Goal: Reproduce each line that includes the word "Give".

Provided data:
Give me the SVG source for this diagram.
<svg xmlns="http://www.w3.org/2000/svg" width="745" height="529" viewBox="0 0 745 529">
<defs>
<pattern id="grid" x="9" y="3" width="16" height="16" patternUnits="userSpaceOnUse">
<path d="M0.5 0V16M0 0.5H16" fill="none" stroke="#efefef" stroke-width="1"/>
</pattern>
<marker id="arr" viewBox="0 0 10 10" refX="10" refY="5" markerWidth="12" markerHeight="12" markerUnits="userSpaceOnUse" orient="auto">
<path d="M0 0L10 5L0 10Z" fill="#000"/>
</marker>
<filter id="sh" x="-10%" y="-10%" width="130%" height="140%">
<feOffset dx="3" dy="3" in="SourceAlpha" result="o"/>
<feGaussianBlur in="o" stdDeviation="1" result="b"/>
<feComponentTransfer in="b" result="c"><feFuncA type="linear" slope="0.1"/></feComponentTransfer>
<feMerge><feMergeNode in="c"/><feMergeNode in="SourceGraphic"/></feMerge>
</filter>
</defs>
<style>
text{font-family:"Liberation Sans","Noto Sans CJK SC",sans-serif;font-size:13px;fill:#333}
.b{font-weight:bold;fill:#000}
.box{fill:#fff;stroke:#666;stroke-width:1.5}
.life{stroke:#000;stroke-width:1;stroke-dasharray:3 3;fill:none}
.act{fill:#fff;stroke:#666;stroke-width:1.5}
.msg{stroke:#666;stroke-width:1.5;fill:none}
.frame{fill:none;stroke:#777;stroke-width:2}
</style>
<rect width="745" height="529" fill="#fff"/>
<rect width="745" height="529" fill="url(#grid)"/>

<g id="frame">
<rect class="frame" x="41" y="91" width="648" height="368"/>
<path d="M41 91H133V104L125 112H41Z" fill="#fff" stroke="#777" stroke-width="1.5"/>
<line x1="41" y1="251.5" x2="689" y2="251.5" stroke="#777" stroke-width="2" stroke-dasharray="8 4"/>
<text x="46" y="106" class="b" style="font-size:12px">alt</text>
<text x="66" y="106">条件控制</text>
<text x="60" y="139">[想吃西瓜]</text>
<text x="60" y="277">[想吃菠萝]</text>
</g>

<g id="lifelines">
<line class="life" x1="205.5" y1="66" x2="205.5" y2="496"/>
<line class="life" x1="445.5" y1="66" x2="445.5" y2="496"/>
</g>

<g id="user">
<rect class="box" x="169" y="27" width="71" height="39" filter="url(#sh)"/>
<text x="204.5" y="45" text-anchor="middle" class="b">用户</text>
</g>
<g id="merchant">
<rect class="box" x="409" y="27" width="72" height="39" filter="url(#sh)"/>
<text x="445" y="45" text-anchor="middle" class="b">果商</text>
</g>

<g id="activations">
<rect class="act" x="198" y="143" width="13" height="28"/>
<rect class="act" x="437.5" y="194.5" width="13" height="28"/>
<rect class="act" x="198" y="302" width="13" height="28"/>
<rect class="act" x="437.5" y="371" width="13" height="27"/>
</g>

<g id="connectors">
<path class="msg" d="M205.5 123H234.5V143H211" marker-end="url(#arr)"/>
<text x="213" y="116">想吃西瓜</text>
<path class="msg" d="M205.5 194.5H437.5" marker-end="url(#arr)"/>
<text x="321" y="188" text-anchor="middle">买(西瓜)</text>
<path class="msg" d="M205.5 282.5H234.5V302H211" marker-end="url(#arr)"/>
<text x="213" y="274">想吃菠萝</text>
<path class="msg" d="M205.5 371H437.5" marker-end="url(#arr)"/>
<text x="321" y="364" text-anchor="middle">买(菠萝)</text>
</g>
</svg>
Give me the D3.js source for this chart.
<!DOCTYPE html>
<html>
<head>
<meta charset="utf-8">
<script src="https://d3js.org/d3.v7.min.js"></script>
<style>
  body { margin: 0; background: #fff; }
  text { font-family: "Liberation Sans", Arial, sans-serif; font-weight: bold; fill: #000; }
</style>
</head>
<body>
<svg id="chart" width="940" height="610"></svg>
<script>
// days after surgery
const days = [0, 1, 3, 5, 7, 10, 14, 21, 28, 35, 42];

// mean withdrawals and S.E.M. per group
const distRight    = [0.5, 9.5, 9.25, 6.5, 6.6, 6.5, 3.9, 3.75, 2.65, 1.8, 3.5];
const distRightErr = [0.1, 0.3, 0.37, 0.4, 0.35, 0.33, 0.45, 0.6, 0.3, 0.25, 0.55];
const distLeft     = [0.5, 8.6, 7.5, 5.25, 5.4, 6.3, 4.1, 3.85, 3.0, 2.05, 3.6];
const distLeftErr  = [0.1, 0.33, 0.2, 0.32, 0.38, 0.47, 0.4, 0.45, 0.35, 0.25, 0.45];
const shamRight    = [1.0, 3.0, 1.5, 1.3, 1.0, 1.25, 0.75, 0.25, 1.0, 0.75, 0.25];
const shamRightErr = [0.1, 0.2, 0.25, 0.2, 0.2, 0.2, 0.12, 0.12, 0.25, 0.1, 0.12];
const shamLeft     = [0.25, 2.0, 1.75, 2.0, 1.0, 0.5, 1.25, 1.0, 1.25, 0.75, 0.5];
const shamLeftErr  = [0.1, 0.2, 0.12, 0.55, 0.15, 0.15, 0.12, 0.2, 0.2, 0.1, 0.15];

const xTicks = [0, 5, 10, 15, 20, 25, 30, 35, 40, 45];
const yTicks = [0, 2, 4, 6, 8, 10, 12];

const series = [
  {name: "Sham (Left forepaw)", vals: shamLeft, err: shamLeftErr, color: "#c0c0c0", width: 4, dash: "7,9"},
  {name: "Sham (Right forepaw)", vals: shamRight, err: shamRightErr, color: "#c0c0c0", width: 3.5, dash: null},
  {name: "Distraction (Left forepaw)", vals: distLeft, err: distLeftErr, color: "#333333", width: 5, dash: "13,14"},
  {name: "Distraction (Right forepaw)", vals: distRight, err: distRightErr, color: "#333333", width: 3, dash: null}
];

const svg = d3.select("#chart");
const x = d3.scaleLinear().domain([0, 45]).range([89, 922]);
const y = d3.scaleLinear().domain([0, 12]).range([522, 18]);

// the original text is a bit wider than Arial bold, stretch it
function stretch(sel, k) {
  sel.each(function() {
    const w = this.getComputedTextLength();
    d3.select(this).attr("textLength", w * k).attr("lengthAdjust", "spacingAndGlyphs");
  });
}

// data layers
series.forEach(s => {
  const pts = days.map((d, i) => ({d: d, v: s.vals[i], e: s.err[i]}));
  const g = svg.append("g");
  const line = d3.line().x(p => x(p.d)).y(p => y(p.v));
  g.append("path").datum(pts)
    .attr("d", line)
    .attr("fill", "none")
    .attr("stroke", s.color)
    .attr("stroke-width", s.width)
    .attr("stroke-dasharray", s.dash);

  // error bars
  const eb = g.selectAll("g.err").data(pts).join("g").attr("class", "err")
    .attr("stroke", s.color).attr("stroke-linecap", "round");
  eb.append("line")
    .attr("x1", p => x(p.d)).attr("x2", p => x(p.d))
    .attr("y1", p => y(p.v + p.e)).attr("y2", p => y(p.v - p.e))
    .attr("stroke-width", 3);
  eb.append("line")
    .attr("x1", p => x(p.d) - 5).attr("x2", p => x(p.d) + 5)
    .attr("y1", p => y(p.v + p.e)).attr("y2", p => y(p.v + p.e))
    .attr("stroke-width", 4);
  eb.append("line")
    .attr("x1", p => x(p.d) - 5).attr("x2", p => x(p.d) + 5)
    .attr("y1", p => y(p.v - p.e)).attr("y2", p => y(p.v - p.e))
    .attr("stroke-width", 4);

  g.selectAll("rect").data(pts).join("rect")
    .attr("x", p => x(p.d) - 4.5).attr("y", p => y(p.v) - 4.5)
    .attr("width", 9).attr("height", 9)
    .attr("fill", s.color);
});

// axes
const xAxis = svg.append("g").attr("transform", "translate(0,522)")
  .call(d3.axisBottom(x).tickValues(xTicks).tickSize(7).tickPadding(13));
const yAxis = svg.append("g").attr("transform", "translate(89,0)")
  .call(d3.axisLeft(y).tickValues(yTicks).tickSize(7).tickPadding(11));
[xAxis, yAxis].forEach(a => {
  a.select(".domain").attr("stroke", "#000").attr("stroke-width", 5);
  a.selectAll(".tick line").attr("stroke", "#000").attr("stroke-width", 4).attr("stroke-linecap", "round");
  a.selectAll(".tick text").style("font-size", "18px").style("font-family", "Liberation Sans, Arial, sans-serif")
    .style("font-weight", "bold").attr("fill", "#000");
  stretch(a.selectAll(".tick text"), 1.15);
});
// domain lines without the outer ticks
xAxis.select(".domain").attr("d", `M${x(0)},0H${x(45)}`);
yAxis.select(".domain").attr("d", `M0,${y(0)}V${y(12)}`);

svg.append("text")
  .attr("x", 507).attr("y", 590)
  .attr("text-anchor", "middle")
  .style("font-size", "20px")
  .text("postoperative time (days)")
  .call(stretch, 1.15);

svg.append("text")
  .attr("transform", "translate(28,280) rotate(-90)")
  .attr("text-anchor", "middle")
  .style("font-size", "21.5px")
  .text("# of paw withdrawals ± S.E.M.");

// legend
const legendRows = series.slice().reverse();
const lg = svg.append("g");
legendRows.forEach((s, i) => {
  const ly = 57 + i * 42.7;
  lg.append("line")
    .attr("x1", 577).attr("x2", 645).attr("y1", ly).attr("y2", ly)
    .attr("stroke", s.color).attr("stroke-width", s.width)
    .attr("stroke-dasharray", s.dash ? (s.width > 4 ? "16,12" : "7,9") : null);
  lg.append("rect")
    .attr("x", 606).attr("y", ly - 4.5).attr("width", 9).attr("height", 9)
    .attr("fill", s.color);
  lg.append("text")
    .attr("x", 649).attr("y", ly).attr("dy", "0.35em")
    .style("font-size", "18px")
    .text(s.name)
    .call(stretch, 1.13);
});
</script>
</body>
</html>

Task solution:
Give me the SVG source for this diagram.
Give me the D3.js source for this chart.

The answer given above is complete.